One day, my husband reminded me by saying, “Now you can’t act in the way as before. In the past you were not submissive to anyone, and today what God does is the work to transform man’s nature. You should drop yourself, and go and have a talk with her. God says: ‘Being Not Transformed in Nature Is at Enmity With God.’” Hearing his words, I thought, “Yes! What God does today is the work of transforming man’s nature. ‘Being Not Transformed in Nature Is at Enmity With God.’ If I still don’t drop myself or examine my doings, how can my nature be transformed?” But ever since I was born, I had never confessed my faults to anyone. Faced with this matter, I was in a quandary: I’m not willing to drop myself, and I also fear that God will not approve of me. Seeing me in distress, my husband found out a piece of God’s word and read it to me: “…when you encounter a thing and you need to undergo suffering, at this time you should understand what is God’s will and how you should care for God’s will, you cannot satisfy yourself but should drop yourself first…. If you satisfy the flesh too greatly and treasure it too much, you can ruin yourself. If you truly love God and do not satisfy the flesh, you will see that what God does is too proper and too good and it is right to curse your disobedience and judge your unrighteousness. Sometimes God chastens and disciplines you and raises up circumstances to temper you, forcing you to come before God. You will always feel that what God does is too good. Thus you will feel as if you have not suffered greatly and feel that God is too lovely.” When I heard those words, I felt as if a merciful mother was teaching an innocent child and she was so kind and respectable. At that moment, I was just like a boat which lost its way and finally found its course. So, I came before God and prayed, “O God, ever since the day I was born, I have never been submissive to anyone. But today, I’m willing to practice the truth and drop myself to satisfy you. O God! Please give me strength and courage. I’m willing to rely on you to break through satan’s trap and will no longer live for my face. May you help me.” After my prayer, I felt a mighty force in me.

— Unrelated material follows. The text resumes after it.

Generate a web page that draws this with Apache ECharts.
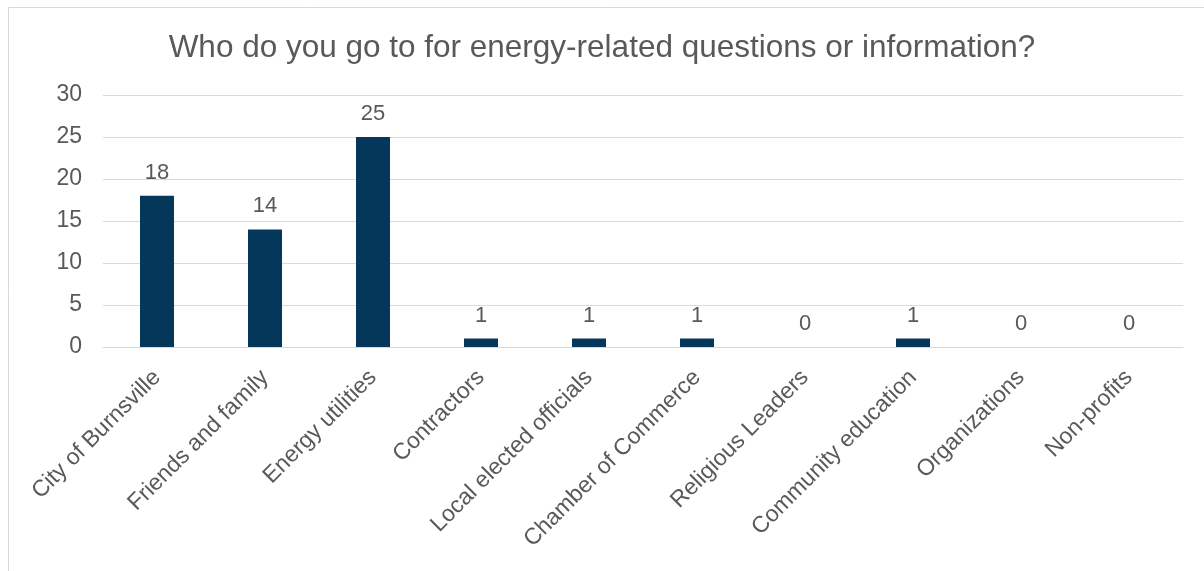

I went and met that sister. I was a little embarrassed when I saw her, but I felt God’s word encouraging me. I said to her honestly, “Sister, I am a very arrogant person. Sometimes what I said or did is improper but I did not realize that. You have accepted God’s work for a longer time than me. Please help me more and point out my defects more. I’m willing to get transformed from now on.” After I said that, I felt great peace and enjoyment within, tears unconsciously streaming down. At that moment, the sister grabbed my hand and also wept. She said regretfully, “Actually it’s my fault. I shouldn’t have treated you that way. We failed to see through satan’s schemes and had been fooled by it for quite a few days. From now on, we should help each other, complement each other, make allowances for each other more, try hard to eat and drink God’s word to let it be the sovereign within us….”

It was the first time I had truly dropped myself. I, an arrogant person, could do this and this is the result Almighty God’s word and work achieved on me. I will continue to know myself and pursue the transformation of my nature, so as to be saved by God completely.